Best yet, with a market capitalization of roughly $12 billion, Match group trades at 15 times the $800 million in FCF it has averaged annually over the last three years.

While brighter days are likely ahead for Match, its Tinder CEO spot is still vacant. Furthermore, Hinge needs to prove it can be a force internationally, so interested investors would be wise to slowly dollar-cost average into a position over time.

2. Generac

Generac offers power supply reliability in numerous forms -- whether it be home standby generators, portable units, and clean energy storage in its residential segment or heavy-duty solutions in the commercial and industrial unit.

While this may not sound like an exciting growth industry, Generac has seen its sales and earnings per share (EPS) rise by 289% and 364%, respectively, over the last decade. Better yet, over the same time, the company has seen its return on invested capital (ROIC) grow from around 7% to 19%, demonstrating improving profitability of its investments compared to its debt and equity.

GNRC Return on Invested Capital (Annual) Chart

GNRC Return on Invested Capital (Annual) data by YCharts

A high and rising ROIC has proven to be a great indicator of a stock's potential to outperform, and Generac ranks in the top quartile of the S&P 500 index when sorted by highest ROIC. The company's energy solutions seem poised to generate outsize share price returns. So why is the stock down 73% year to date?

Generac shares historically traded with an enterprise value of around 12 to 15 times earnings before interest, taxes, depreciation, and amortization (EBITDA); however, that ratio ballooned to over 40 in 2021 as revenue spiked by more than 50% during the year. 

GNRC EV to EBITDA Chart

GNRC EV to EBITDA data by YCharts

From this lofty valuation, Generac stock sold off harshly as the home standby generator market slowed -- leaving the company's sales to grow by "only" 15% year over year in its most recent quarter.

However, management believes this market will gradually rebound in 2023. Better yet, its clean energy, commercial, and industrial segments should experience substantial growth buoyed by megatrends in their niches, such as the rapid uptake of electric vehicles.

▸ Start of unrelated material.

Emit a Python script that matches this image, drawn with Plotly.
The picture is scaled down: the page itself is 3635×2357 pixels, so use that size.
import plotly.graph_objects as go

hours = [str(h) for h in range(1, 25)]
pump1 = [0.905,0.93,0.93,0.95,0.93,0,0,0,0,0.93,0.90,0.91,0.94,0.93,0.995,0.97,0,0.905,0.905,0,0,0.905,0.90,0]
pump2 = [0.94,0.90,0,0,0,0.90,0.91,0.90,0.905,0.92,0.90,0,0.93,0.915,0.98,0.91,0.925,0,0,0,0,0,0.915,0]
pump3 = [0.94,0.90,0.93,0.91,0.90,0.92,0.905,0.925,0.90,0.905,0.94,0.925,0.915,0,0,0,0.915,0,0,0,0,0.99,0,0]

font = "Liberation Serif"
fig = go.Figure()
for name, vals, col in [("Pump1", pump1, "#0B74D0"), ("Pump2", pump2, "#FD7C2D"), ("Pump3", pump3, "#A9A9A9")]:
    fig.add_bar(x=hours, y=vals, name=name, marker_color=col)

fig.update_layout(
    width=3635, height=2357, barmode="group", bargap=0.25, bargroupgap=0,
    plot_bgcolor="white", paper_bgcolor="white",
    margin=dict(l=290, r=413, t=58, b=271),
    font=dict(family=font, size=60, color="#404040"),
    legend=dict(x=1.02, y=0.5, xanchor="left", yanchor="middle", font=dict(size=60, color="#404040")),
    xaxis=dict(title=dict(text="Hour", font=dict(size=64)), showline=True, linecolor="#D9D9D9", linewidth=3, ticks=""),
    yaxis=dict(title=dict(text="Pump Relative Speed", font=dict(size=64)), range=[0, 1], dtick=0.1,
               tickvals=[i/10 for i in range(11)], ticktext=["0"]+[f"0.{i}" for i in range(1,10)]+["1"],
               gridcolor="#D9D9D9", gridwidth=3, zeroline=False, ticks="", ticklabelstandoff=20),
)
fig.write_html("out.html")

The stock is now trading at its lowest EV-to-EBITDA ratio in the last decade, and curious investors could dollar-cost average into a starter position with Generac and let the company's performance compound returns over the long haul.

3. Align Technology

Despite facing a staggering 70% drop in 2022, Align Technology shares have risen sevenfold in the past decade thanks to the continued success of the company's Invisalign clear aligners.

Helping spur this drop were incredibly tough, stimulus-aided comparable figures from 2021 and patent expirations around some of Invisalign's core technologies. This has opened the company up to competition from generic sources and will test its ability to rely on branding to maintain its once-strong pricing power.

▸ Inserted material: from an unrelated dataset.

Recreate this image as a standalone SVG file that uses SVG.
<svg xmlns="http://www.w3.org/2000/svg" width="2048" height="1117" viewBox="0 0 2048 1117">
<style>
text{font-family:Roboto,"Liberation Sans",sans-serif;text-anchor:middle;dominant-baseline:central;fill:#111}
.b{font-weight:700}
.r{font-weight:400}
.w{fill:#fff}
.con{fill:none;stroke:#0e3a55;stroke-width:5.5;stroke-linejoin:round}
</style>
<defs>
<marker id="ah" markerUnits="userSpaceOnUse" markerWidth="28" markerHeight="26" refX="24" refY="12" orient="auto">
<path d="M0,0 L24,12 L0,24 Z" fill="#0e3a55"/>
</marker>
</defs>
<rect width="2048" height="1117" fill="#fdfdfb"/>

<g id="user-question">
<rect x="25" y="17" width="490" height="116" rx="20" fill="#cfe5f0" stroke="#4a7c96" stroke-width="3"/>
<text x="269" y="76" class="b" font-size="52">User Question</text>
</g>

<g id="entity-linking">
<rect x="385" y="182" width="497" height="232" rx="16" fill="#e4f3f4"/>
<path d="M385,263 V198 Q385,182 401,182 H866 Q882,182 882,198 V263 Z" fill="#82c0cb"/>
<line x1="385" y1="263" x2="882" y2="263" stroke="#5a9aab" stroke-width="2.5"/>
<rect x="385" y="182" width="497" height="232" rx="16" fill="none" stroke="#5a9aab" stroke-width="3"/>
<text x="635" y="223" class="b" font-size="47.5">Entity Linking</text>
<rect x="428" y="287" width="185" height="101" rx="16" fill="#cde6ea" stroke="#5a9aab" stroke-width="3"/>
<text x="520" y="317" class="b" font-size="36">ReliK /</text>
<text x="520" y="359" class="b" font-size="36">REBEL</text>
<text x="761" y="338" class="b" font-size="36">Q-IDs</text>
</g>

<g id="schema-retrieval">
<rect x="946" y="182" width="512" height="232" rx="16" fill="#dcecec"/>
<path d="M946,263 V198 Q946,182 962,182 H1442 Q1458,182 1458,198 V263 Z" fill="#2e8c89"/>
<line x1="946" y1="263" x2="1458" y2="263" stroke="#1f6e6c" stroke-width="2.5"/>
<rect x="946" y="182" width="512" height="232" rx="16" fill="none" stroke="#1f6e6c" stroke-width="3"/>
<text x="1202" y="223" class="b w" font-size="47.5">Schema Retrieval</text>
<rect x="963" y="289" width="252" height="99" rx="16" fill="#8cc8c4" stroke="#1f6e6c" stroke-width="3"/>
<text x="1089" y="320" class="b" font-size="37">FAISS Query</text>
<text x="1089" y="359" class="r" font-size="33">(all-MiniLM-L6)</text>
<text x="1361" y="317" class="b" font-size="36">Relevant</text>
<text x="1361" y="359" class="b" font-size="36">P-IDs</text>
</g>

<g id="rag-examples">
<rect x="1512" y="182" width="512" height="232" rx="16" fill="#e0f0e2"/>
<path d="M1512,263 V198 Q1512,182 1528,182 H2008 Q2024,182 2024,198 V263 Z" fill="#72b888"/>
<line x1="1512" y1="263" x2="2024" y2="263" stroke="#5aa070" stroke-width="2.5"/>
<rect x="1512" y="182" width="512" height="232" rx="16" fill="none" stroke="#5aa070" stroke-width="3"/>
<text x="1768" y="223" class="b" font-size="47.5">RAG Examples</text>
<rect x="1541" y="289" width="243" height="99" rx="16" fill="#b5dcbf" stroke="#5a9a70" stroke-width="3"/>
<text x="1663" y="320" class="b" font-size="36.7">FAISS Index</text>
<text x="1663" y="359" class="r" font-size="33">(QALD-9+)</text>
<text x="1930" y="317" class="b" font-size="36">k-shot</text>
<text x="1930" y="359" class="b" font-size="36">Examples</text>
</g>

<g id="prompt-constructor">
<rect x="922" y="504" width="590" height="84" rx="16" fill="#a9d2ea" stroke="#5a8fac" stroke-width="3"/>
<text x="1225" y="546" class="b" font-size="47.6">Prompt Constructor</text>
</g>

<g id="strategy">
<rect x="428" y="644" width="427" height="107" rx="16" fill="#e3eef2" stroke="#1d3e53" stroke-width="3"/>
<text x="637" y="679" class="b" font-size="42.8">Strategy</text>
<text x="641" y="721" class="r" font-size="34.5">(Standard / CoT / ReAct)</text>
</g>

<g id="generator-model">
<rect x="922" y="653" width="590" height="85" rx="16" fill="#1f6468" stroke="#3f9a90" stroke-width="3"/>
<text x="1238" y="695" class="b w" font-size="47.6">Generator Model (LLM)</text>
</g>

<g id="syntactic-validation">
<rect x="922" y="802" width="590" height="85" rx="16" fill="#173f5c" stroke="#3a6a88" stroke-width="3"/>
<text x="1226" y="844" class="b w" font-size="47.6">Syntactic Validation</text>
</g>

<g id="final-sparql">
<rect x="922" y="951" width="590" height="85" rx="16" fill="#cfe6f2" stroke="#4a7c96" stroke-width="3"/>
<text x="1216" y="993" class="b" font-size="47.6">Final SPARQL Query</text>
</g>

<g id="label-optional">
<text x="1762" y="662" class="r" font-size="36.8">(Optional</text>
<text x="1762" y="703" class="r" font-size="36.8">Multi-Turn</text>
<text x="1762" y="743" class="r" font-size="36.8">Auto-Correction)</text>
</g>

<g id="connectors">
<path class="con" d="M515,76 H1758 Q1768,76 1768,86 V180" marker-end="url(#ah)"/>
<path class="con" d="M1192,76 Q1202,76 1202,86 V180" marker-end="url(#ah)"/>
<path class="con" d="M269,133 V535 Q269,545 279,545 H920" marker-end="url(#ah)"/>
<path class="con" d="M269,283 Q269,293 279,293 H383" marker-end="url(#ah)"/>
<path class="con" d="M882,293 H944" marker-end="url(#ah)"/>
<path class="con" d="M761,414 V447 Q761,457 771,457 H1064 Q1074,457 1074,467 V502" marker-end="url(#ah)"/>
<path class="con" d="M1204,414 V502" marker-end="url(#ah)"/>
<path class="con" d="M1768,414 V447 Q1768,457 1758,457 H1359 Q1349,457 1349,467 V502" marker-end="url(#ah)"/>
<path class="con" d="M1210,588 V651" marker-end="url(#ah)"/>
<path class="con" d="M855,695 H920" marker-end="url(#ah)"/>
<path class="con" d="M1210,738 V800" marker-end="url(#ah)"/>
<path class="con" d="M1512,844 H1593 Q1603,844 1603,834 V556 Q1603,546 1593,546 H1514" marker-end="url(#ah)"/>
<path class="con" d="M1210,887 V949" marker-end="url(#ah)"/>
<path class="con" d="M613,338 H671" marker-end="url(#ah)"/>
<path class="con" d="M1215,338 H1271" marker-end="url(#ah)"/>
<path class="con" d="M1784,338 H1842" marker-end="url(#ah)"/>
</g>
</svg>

With sales declining 12% year over year during the third quarter, it may feel like the investment thesis in Align is beginning to fall apart. However, it is vital for investors to zoom out just a bit and remember that despite the company's struggles in 2022, its revenue and cash from operations have increased, regardless of volatility, over the last five years.

ALGN Cash from Operations (TTM) Chart

ALGN Cash from Operations (TTM) data by YCharts

Even with this recent decline in its cash from operations, Align trades well below its average price-to-operating-cash-flow ratio of 34 over the last decade.

ALGN Price to CFO Per Share (TTM) Chart

ALGN Price to CFO Per Share (TTM) data by YCharts

The company registered its 14 millionth Invisalign patient in Q3 and believes over 500 million people globally could benefit from its aligners and retainers, offering a compelling growth runway for investors. With less than 50% of sales coming from international markets, Align's worldwide growth story is still in its infancy -- especially if it can effectively fight competition from cheaper, generic versions of its products.

While the target market for Align's products is massive, its valuation is still a bit rich for a consumer discretionary business facing negative growth rates recently. While these declines could be temporary, Align's increased competition makes it look more like a falling knife right now, so investors may want to see a return to growth before buying.